This entry is from Curriculum Leadership 3 September 2010
Australasian Journal of Educational Technology
Volume 26 Number 3, 2010; Pages 369–385
Wendy Drexler
A model for the introduction of autonomous, networked student learning has been trialled at a K–12 independent school in the USA. This test case involved 15 students spanning the final three years of secondary school. During a nine week unit each student researched a contemporary social issue of their choice using a range of web applications, including RSS alerts, social bookmarking, personal blogs, video conferencing, web searches, podcasts, digital notebooks and a class wiki. Teachers scaffolded this learning experience, providing students with working knowledge of the web applications involved as well as the organisational skills required for independent learning online.
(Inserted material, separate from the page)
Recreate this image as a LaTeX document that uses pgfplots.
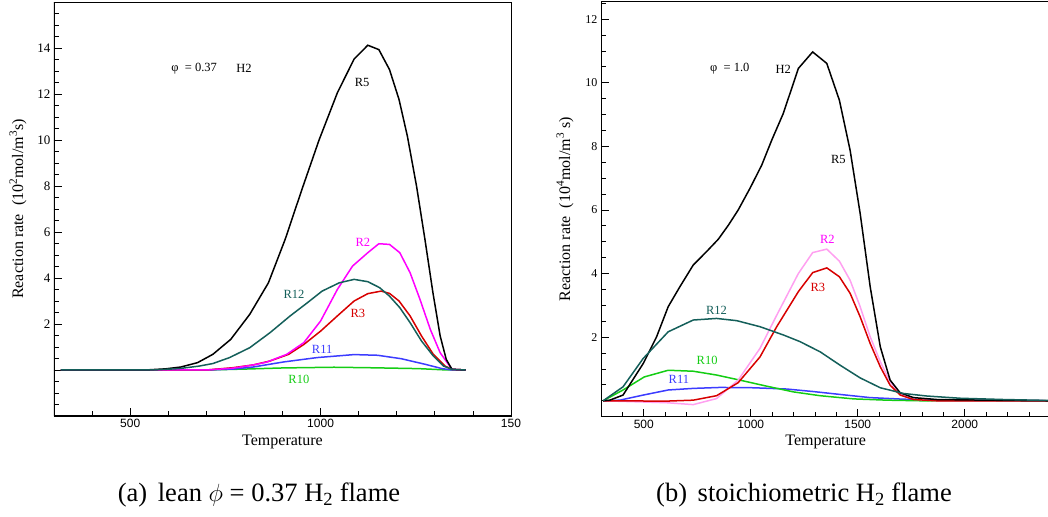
\documentclass[border=0pt]{standalone}
\usepackage{fontspec}
\setmainfont{Liberation Serif}
\newfontfamily\sansf{Liberation Sans}
\usepackage{pgfplots}
\pgfplotsset{compat=1.18}
\definecolor{cteal}{RGB}{20,95,90}
\definecolor{cblue}{RGB}{60,60,255}
\definecolor{cgreen}{RGB}{20,205,20}
\definecolor{cred}{RGB}{215,0,0}
\definecolor{cmag}{RGB}{255,0,255}
\definecolor{cpink}{RGB}{255,160,240}
\tikzset{lab/.style={font=\fontsize{12.5}{12.5}\selectfont, inner sep=0pt}}
\pgfplotsset{
 myaxis/.style={
  scale only axis, anchor=south west,
  axis line style={line width=0.8pt},
  tick pos=left, tick align=inside,
  major tick length=8pt, minor tick length=5pt,
  every tick/.style={black,line width=0.8pt},
  /pgf/number format/assume math mode=true,
  xticklabel style={font=\sansf\fontsize{12}{12}\selectfont},
  yticklabel style={font=\fontsize{13}{13}\selectfont},
  every axis plot/.append style={line width=1.5pt, no marks},
  label style={font=\fontsize{16}{16}\selectfont},
 },
}
\begin{document}
\begin{tikzpicture}
\path[use as bounding box] (0,0) rectangle (1048pt,516pt);
% ---------------- left panel ----------------
\begin{axis}[myaxis, at={(54pt,100pt)}, width=457pt, height=414pt,
  xmin=300, xmax=1500, ymin=-2, ymax=16,
  xtick={500,1000,1500}, xticklabels={500,1000,150},
  minor xtick={300,400,...,1500},
  ytick={-2,0,...,16}, yticklabels={,,2,4,6,8,10,12,14,},
  minor ytick={-2,-1.5,...,16},
  xlabel={Temperature},
  xlabel style={at={(axis description cs:0.5,-0.063)},anchor=center},
  ylabel={Reaction rate\ \ (10\textsuperscript{2}mol/m\textsuperscript{3}s)},
  ylabel style={at={(axis description cs:-0.079,0.5)},anchor=center},
]
\addplot[cgreen] coordinates {(318,0) (700,0) (800,0.04) (903,0.09) (1035,0.12) (1124,0.1) (1257,0.06) (1320,0.01) (1381,0)};
\addplot[cblue] coordinates {(318,0) (700,0) (770,0.04) (823,0.13) (903,0.35) (991,0.54) (1088,0.67) (1150,0.64) (1212,0.49) (1274,0.25) (1319,0.06) (1345,0) (1381,0)};
\addplot[cred] coordinates {(318,0) (700,0) (770,0.1) (823,0.22) (867,0.39) (916,0.68) (956,1.11) (1000,1.69) (1044,2.35) (1088,3.0) (1124,3.32) (1159,3.43) (1181,3.33) (1206,3.0) (1235,2.35) (1265,1.48) (1296,0.68) (1327,0.17) (1345,0.03) (1381,0)};
\addplot[cmag] coordinates {(318,0) (700,0) (770,0.08) (823,0.22) (858,0.34) (911,0.68) (956,1.19) (1000,2.13) (1044,3.50) (1084,4.52) (1124,5.10) (1153,5.49) (1181,5.46) (1208,5.10) (1235,4.23) (1261,3.07) (1288,1.77) (1314,0.75) (1345,0.03) (1381,0)};
\addplot[black] coordinates {(318,0) (540,0) (593,0.05) (633,0.13) (677,0.32) (717,0.68) (764,1.33) (814,2.42) (863,3.79) (907,5.68) (951,7.85) (996,10.0) (1044,12.05) (1088,13.52) (1124,14.12) (1153,13.93) (1181,13.06) (1206,11.76) (1228,10.16) (1252,7.99) (1274,5.68) (1295,3.36) (1314,1.48) (1330,0.46) (1345,0.03) (1381,0)};
\addplot[cteal] coordinates {(318,0) (560,0) (628,0.06) (681,0.17) (717,0.28) (761,0.54) (814,0.97) (867,1.62) (920,2.35) (965,2.92) (1004,3.43) (1049,3.79) (1088,3.94) (1124,3.84) (1155,3.58) (1181,3.21) (1208,2.71) (1235,2.06) (1265,1.26) (1296,0.61) (1323,0.17) (1345,0.03) (1381,0)};
\draw[line width=1.8pt] (rel axis cs:0,1) -- (rel axis cs:0,0) -- (rel axis cs:1,0);
\node[lab] at (axis cs:668,13.1) {φ\ \ = 0.37};
\node[lab] at (axis cs:799,13.1) {H2};
\node[lab] at (axis cs:1109,12.5) {R5};
\node[lab,text=cmag] at (axis cs:1111,5.57) {R2};
\node[lab,text=cteal] at (axis cs:930,3.3) {R12};
\node[lab,text=cred] at (axis cs:1098,2.48) {R3};
\node[lab,text=cblue] at (axis cs:1004,0.91) {R11};
\node[lab,text=cgreen] at (axis cs:943,-0.43) {R10};
\end{axis}
% ---------------- right panel ----------------
\begin{axis}[myaxis, at={(601pt,99.3pt)}, width=449.4pt, height=415pt,
  xmin=300, xmax=2400, ymin=-0.5, ymax=12.55,
  xtick={500,1000,1500,2000}, xticklabels={500,1000,1500,2000},
  minor xtick={300,400,...,2400},
  ytick={0,2,...,12}, yticklabels={,2,4,6,8,10,12},
  minor ytick={-0.5,0,...,12.5},
  yticklabel style={font=\fontsize{12}{12}\selectfont},
  xlabel={Temperature},
  xlabel style={at={(axis description cs:0.5,-0.060)},anchor=center},
  ylabel={Reaction rate\ \ (10\textsuperscript{4}mol/m\textsuperscript{3} s)},
  ylabel style={at={(axis description cs:-0.080,0.5)},anchor=center},
]
\addplot[cblue] coordinates {(310,0) (388,0.02) (497,0.18) (614,0.34) (731,0.39) (856,0.42) (1012,0.41) (1168,0.37) (1293,0.29) (1417,0.20) (1558,0.10) (1714,0.05) (1948,0.02) (2400,0)};
\addplot[cgreen] coordinates {(310,0) (403,0.34) (502,0.75) (614,0.96) (731,0.93) (840,0.81) (949,0.65) (1074,0.46) (1199,0.28) (1324,0.16) (1480,0.06) (1636,0.02) (1800,0) (2400,0)};
\addplot[cpink] coordinates {(310,0) (606,-0.06) (731,-0.12) (840,0.07) (941,0.65) (1043,1.65) (1121,2.69) (1222,4.0) (1289,4.66) (1355,4.77) (1414,4.39) (1464,3.79) (1511,2.96) (1558,2.01) (1605,1.23) (1651,0.60) (1698,0.21) (1760,0.05) (1870,0) (2400,0)};
\addplot[cred] coordinates {(310,0) (606,-0.01) (731,0.02) (840,0.16) (941,0.57) (1043,1.38) (1121,2.33) (1222,3.43) (1289,4.03) (1355,4.18) (1414,3.90) (1464,3.38) (1511,2.64) (1558,1.80) (1605,1.07) (1651,0.49) (1698,0.18) (1760,0.04) (1870,0) (2400,0)};
\addplot[black] coordinates {(310,0) (341,0.02) (403,0.18) (497,1.17) (559,2.0) (614,2.96) (668,3.58) (731,4.27) (793,4.69) (848,5.08) (895,5.52) (941,6.0) (996,6.68) (1051,7.41) (1098,8.2) (1152,9.04) (1222,10.45) (1289,10.97) (1355,10.61) (1414,9.45) (1464,7.88) (1511,5.89) (1558,3.58) (1605,1.70) (1651,0.65) (1698,0.25) (1760,0.10) (1870,0.04) (2104,0.02) (2400,0)};
\addplot[cteal] coordinates {(310,0) (403,0.44) (497,1.33) (614,2.17) (731,2.54) (840,2.59) (934,2.52) (1043,2.33) (1152,2.07) (1230,1.86) (1324,1.54) (1417,1.12) (1511,0.72) (1605,0.41) (1714,0.23) (1823,0.15) (1979,0.08) (2182,0.04) (2400,0.01)};
\draw[line width=1.8pt] (rel axis cs:0,1) -- (rel axis cs:0,0) -- (rel axis cs:1,0);
\node[lab] at (axis cs:902,10.43) {φ\ \ = 1.0};
\node[lab] at (axis cs:1152,10.43) {H2};
\node[lab] at (axis cs:1409,7.6) {R5};
\node[lab,text=cmag] at (axis cs:1358,5.07) {R2};
\node[lab,text=cred] at (axis cs:1313,3.58) {R3};
\node[lab,text=cteal] at (axis cs:840,2.83) {R12};
\node[lab,text=cgreen] at (axis cs:796,1.26) {R10};
\node[lab,text=cblue] at (axis cs:664,0.66) {R11};
\end{axis}
% ---------------- captions ----------------
\node[anchor=base, font=\fontsize{26.5}{26.5}\selectfont, inner sep=0pt] at (259pt,14pt) {(a)\hspace{0.4em}lean $\phi$ = 0.37 H\textsubscript{2} flame};
\node[anchor=base, font=\fontsize{26.5}{26.5}\selectfont, inner sep=0pt] at (804pt,14pt) {(b)\hspace{0.4em}stoichiometric H\textsubscript{2} flame};
\end{tikzpicture}
\end{document}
Students' capacity to develop and maintain a personal learning environment was assessed through weekly assignments, a rubric-based evaluation at the end of the unit, an essay and a final synthesis of the topic using multimedia. At the end of the semester students were surveyed for their views about the trial. Positive responses were received from 11 students, who valued the unit for the breadth and quality of learning it offered, and saw it as a sound preparation for tertiary study. One negative response referred to the fact that ICT was not 'fun or entertaining' in the school context, while another student noted the difficulty of moving from a traditional to an autonomous model of learning. Students identified time management as the greatest area of difficulty for them, especially time free from normal classes, which students were left to regulate on their own. The researchers concluded that students' success in adapting to autonomous networked learning is likely to depend on their individual levels of motivation, technical aptitude and comfort with self-directed learning. It also depends on the teacher's ability to gauge students' understanding and progress. The unit called on teachers to find a balance between encouraging student autonomy and scaffolding students' experience of a new and challenging learning environment. Generalising this form of learning to other schools would require extensive professional development and 'a philosophy different from that of most current educators'. One of the most useful forms of such professional development would be to apprentice a teacher to a colleague who has already implemented networked learning in a classroom.